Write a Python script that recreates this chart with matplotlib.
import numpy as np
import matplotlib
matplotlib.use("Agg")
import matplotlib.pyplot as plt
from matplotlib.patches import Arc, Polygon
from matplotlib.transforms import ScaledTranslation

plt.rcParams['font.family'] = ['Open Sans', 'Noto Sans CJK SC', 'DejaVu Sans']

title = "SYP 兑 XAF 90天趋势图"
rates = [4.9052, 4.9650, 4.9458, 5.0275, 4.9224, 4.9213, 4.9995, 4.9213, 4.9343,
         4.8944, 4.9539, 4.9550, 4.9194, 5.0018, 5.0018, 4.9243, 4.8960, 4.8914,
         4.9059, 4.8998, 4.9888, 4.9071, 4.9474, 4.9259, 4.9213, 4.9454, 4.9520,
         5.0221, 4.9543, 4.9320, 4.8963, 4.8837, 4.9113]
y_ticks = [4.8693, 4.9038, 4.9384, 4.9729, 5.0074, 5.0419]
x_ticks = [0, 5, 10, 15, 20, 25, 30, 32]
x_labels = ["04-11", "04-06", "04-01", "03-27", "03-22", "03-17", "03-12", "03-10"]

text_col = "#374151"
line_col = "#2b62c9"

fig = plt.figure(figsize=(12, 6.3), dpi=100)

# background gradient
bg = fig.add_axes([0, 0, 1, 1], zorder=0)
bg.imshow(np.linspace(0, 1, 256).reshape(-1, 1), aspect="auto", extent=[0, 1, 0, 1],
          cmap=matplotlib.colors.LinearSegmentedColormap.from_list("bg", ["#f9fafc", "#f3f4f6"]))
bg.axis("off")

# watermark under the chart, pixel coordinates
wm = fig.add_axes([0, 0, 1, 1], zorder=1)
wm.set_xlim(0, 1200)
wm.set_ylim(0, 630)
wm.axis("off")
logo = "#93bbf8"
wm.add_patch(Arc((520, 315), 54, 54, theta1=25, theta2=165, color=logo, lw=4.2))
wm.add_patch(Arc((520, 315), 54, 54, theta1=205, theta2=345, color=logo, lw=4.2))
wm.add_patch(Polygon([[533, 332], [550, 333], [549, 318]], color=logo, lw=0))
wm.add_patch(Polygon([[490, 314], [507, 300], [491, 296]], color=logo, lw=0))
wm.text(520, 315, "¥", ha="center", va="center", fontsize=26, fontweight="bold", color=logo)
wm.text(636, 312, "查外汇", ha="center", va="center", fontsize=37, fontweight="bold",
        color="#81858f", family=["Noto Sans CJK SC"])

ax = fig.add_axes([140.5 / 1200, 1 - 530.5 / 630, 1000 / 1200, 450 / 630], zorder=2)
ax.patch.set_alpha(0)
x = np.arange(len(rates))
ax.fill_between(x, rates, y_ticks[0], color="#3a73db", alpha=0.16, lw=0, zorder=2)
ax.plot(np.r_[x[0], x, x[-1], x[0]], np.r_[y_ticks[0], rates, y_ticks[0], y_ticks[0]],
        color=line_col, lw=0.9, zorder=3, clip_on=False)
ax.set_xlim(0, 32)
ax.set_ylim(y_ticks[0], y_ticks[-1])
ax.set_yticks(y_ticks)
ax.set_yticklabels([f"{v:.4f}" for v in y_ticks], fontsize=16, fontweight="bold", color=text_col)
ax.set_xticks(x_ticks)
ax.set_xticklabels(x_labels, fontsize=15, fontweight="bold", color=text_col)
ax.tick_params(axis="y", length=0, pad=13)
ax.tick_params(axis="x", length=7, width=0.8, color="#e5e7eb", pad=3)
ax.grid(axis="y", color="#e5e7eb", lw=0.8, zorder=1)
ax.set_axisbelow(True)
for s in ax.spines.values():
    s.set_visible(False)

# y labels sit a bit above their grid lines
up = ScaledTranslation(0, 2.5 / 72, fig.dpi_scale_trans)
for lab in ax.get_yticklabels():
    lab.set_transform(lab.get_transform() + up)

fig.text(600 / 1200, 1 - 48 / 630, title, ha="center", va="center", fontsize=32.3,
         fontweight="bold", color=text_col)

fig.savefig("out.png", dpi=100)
—————
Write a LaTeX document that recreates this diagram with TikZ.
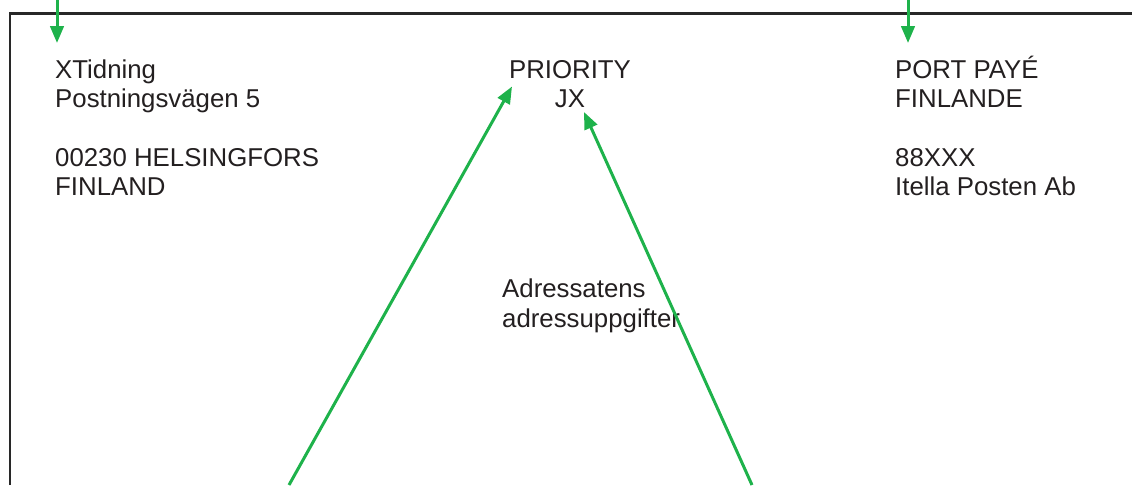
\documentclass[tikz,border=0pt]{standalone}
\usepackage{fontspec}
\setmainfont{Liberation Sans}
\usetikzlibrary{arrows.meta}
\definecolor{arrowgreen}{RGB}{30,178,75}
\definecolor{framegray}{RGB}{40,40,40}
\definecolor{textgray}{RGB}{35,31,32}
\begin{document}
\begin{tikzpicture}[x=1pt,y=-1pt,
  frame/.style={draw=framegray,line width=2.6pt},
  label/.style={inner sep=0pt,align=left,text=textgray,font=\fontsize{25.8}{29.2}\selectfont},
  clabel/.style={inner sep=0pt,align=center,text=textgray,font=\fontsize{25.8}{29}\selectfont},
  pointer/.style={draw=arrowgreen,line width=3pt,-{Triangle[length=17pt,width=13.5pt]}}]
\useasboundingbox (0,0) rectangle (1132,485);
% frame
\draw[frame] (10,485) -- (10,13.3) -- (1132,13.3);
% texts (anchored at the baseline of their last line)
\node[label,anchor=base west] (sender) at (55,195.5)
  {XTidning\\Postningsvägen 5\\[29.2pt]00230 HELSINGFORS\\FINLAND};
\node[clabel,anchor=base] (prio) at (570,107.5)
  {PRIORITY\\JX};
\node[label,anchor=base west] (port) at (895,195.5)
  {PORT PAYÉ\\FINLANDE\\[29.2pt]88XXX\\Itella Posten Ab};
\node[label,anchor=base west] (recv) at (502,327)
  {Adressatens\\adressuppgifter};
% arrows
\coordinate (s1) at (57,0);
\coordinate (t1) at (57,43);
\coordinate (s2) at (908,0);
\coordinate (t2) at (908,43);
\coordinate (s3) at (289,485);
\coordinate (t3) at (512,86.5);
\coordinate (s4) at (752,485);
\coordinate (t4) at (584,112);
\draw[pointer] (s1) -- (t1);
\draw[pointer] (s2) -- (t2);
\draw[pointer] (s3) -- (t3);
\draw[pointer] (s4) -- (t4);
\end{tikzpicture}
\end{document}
—————
• **Job**
Each line in the entries above that includes the string "Write" should be extracted.

• **Task output**
Write a Python script that recreates this chart with matplotlib.
Write a LaTeX document that recreates this diagram with TikZ.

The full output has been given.